TEtest is an R package for conducting integrated analyses of a set of SNPs as well as a gene expression. The program is able to test the overall effect regardless it is from SNPs or gene expression. The testing procedure accommodates various candidate models: SNP-only model, main effect model and main effect plus interaction model.Software download here.
References:
- Huang YT, VanderWeele TJ and Lin X (2012) (2014). Joint analysis of SNP and gene expression data in genetic association studies of complex diseases. Annals of Applied Statistics 2014; 8:352-376.
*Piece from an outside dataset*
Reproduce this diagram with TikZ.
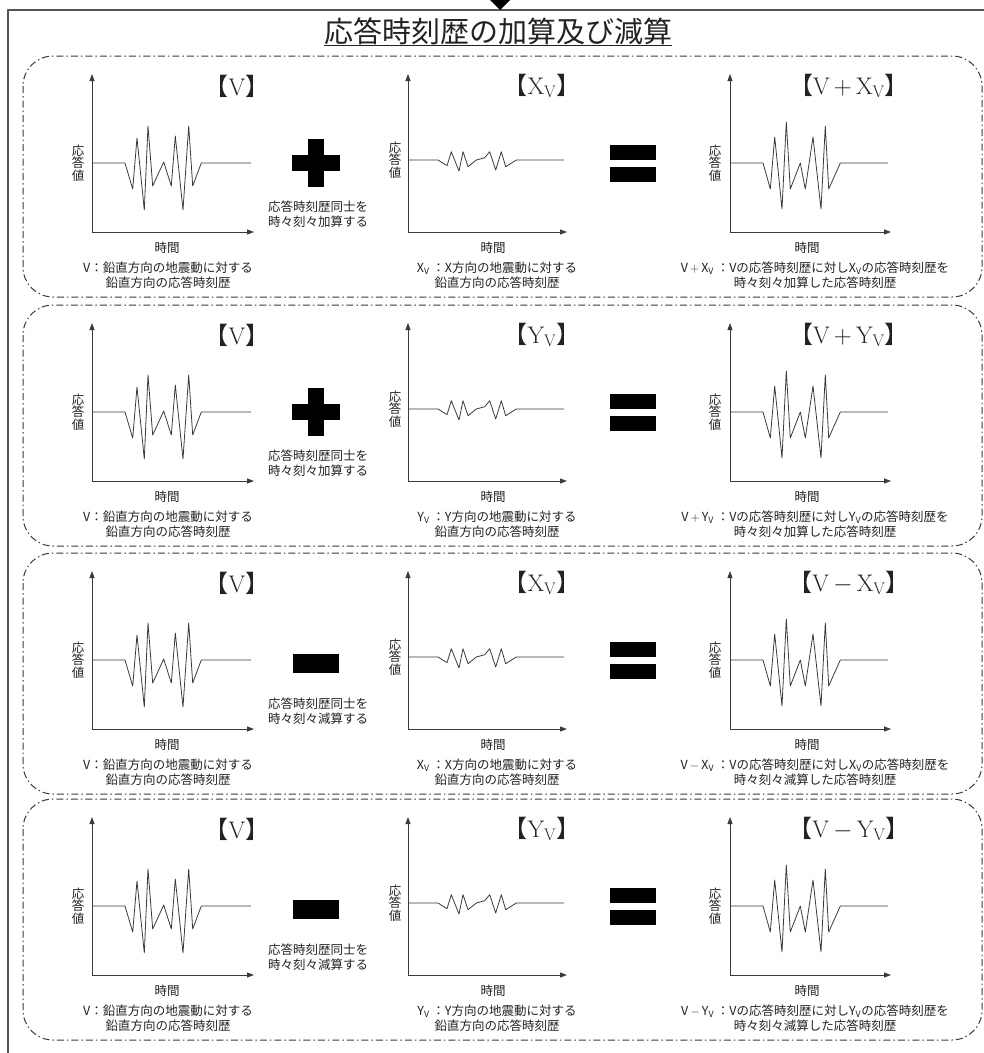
\documentclass[tikz,border=0pt]{standalone}
\usepackage{fontspec}
\newfontfamily\jp{Noto Sans CJK JP}
\usetikzlibrary{positioning, arrows.meta}
\definecolor{frameGrey}{HTML}{555555}
\definecolor{lineGrey}{HTML}{3A3A3A}
\definecolor{textDark}{HTML}{222222}
\newcommand\openbr{{\jp 【}}
\newcommand\closebr{{\jp 】}}

\begin{document}
\begin{tikzpicture}[x=1pt, y=-1pt, line join=round,
    rowbox/.style={draw=lineGrey, line width=1pt, rounded corners=30pt,
                   dash pattern=on 7pt off 3pt on 1.5pt off 3pt},
    axis/.style={draw=lineGrey, line width=0.9pt, -{Triangle[length=7pt, width=5pt]}},
    wave/.style={draw=lineGrey, line width=0.8pt},
    bar/.style={fill=black, inner sep=0pt},
    brlabel/.style={font=\fontsize{24}{26}\selectfont, text=textDark, inner sep=0pt},
    caption/.style={font=\jp\fontsize{12.5}{15}\selectfont, text=textDark, align=center, inner sep=0pt},
    axislab/.style={font=\jp\fontsize{12.5}{12.5}\selectfont, text=textDark, align=center, inner sep=0pt}]
  \useasboundingbox (0,0) rectangle (984,1053);
  % outer frame and arrow from above
  \draw[frameGrey, line width=1.6pt] (8,1053) -- (8,10) -- (984,10);
  \fill[black] (489,-1) -- (511,-1) -- (500,10) -- cycle;
  \node[font=\jp\fontsize{29}{32}\selectfont, text=textDark, inner sep=0pt] (title) at (498,31)
    {応答時刻歴の加算及び減算};
  \draw[textDark, line width=1.2pt] ([yshift=-1pt]title.south west) -- ([yshift=-1pt]title.south east);

  \foreach \T/\L/\s/\op/\pl [count=\i] in {56/X/+/加/1, 305/Y/+/加/1, 553/X/-/減/0, 799/Y/-/減/0}{
    \draw[rowbox] (23,\T) rectangle (982,\T+241);
    % left : V
    \coordinate (oa\i) at (92,\T+176);
    \draw[axis] (oa\i) -- ++(0,-158);
    \draw[axis] (oa\i) -- ++(162,0);
    \draw[wave, shift={(125,\T+107)}] (-33,0) -- (0,0) -- (7.7,26) -- (12,-25) -- (19.3,47) -- (23,-37)
      -- (27.7,23) -- (38.7,-1) -- (46.3,23) -- (50.3,-27) -- (58,47) -- (63.7,-37) -- (67.7,23)
      -- (76.3,0) -- (126,0);
    \node[brlabel] (la\i) at (237,\T+30) {\openbr V\closebr};
    \node[axislab] (ya\i) at (78,\T+107) {応\\答\\値};
    \node[caption] (ta\i) at (167,\T+192) {時間};
    \node[caption] (da\i) at (168,\T+219) {V：鉛直方向の地震動に対する\\鉛直方向の応答時刻歴};
    % operator
    \ifnum\pl=1
      \node[bar, minimum width=48pt, minimum height=16pt] (op\i) at (316,\T+107) {};
      \node[bar, minimum width=16pt, minimum height=48pt] at (op\i) {};
    \else
      \node[bar, minimum width=46pt, minimum height=19pt] (op\i) at (316,\T+110) {};
    \fi
    \node[caption] (oc\i) at (318,\T+158) {応答時刻歴同士を\\時々刻々\op 算する};
    % middle : X_V or Y_V
    \coordinate (ob\i) at (408,\T+176);
    \draw[axis] (ob\i) -- ++(0,-158);
    \draw[axis] (ob\i) -- ++(159,0);
    \draw[wave, shift={(438,\T+104)}] (-30,0) -- (0,0) -- (9,5.7) -- (13.3,-8.3) -- (21,11) -- (25,-8.3)
      -- (30,6.7) -- (38.3,0) -- (46.7,-2.3) -- (51.7,-8.3) -- (57.7,10) -- (63.3,-8.3) -- (67.7,6.7)
      -- (78.3,0) -- (126,0);
    \node[brlabel] (lb\i) at (542,\T+30) {\openbr\L\textsubscript{V}\closebr};
    \node[axislab] (yb\i) at (395,\T+104) {応\\答\\値};
    \node[caption] (tb\i) at (493,\T+192) {時間};
    \node[caption] (db\i) at (497,\T+219) {\L\textsubscript{V} ：\L 方向の地震動に対する\\鉛直方向の応答時刻歴};
    % equals
    \node[bar, minimum width=46pt, minimum height=15pt] (eqa\i) at (633,\T+96) {};
    \node[bar, minimum width=46pt, minimum height=15pt] (eqb\i) at (633,\T+118) {};
    % right : result
    \coordinate (oc\i) at (730,\T+176);
    \draw[axis] (oc\i) -- ++(0,-158);
    \draw[axis] (oc\i) -- ++(161,0);
    \draw[wave, shift={(763,\T+107)}] (-33,0) -- (0,0) -- (7.3,26) -- (11.7,-26) -- (19,46) -- (23.3,-41)
      -- (27.3,26) -- (37.3,0) -- (42.3,26) -- (50,-26) -- (58,46) -- (62.3,-37) -- (65.7,26)
      -- (77.3,0) -- (125,0);
    \node[brlabel] (lc\i) at (849,\T+30) {\openbr V$\,\s\,$\L\textsubscript{V}\closebr};
    \node[axislab] (yc\i) at (715,\T+107) {応\\答\\値};
    \node[caption] (tc\i) at (807,\T+192) {時間};
    \node[caption] (dc\i) at (815,\T+219)
      {V\,$\s$\,\L\textsubscript{V} ：Vの応答時刻歴に対し\L\textsubscript{V}の応答時刻歴を\\時々刻々\op 算した応答時刻歴};
  }
\end{tikzpicture}
\end{document}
- Roy, J., Lin, X., and Ryan, L. (2003). Scaled Marginal Models For Multiple Continuous Outcomes. Biostatistics, 4, 371-384.
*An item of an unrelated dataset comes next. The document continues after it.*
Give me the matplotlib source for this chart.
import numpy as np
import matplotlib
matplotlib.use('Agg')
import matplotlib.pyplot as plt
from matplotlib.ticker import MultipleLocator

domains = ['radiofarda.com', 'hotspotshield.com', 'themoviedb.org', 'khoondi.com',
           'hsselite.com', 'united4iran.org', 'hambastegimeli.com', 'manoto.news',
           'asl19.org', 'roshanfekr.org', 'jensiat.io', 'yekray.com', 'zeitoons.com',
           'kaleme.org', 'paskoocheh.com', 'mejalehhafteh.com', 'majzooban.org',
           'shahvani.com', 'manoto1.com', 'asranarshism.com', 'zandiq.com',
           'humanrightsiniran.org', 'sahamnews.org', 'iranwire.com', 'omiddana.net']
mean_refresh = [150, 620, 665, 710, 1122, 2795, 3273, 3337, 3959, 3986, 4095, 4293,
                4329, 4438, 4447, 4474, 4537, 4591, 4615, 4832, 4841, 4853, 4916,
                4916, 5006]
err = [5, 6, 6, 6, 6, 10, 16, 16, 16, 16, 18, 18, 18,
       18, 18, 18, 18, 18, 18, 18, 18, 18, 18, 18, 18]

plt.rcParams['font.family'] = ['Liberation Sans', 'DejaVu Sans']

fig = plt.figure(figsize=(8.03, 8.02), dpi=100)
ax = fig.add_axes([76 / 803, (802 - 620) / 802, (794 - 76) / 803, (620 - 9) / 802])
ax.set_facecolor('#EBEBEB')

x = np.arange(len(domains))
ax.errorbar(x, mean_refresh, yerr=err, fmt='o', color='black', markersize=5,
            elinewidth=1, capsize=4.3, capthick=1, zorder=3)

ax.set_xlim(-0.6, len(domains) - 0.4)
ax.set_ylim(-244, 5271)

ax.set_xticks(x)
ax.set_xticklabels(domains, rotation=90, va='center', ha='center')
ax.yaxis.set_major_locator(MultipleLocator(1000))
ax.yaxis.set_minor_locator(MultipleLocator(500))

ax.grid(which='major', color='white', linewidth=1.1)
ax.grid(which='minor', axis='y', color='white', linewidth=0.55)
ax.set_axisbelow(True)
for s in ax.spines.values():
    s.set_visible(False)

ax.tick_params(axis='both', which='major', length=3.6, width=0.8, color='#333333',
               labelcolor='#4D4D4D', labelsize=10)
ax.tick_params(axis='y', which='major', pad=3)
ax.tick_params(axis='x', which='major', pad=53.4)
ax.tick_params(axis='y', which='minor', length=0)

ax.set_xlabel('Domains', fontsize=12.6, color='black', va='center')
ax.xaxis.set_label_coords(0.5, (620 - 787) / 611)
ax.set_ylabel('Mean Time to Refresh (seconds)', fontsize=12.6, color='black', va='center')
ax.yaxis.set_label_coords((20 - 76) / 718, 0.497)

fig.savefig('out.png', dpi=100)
iGWAS is an R package for conducting mediation analyses for an eQTL SNP set and a gene expression. The testing procedure examines the effect of eQTL SNPs on a dichotomous outcome mediated through gene expression (indirect effect) and the effect independent of gene expression (direct effect). The method accommodates models with and without SNPs-by-gene expression interaction, and includes an omnibus test to select the optimal model using perturbation. The procedure also incorporates family-design where subjects are not independent.
References:
- Huang YT, Liang L, Cookson W OCM, Moffatt M and Lin X (2015). iGWAS: integrative genome-wide association studies using mediation analysis. Genetic Epidemiology 2015; 39:347-356.
ACAT is an R package for implement a generic method for combining p-values. For example, if ACAT is used to combine the variant-level (or SNV-level) p-values, it is a set-based test that is particularly powerful when only a small proportion of variants are casual. ACAT can also be used as an omnibus testing procedure to combine multiple set-level p-values, e.g., the p-values of SKAT or burden tests. The p-value of ACAT is approximated by a Cauchy distribution without the need to know the dependency of the p-values combined by ACAT, which makes the computation of ACAT super fast. This approximation is particularly accurate in the tail of the null distribution.
References:
- Liu, Y., Chen, S., Li, Z., Morrison, A. C., Boerwinkle, E., & Lin, X. (2019). ACAT: A Fast and Powerful p Value Combination Method for Rare-Variant Analysis in Sequencing Studies. The American Journal of Human Genetics,104(3), 410-421.
R functions for sparse PCA and some examples.References:
- Lee, S., Epstein, M.P., Duncan, R. and Lin, X. (2012) Sparse principal component analysis for identifying ancestry-informative markers in genome-wide association studies. Genetic Epidemiology , 36.4, 293-302.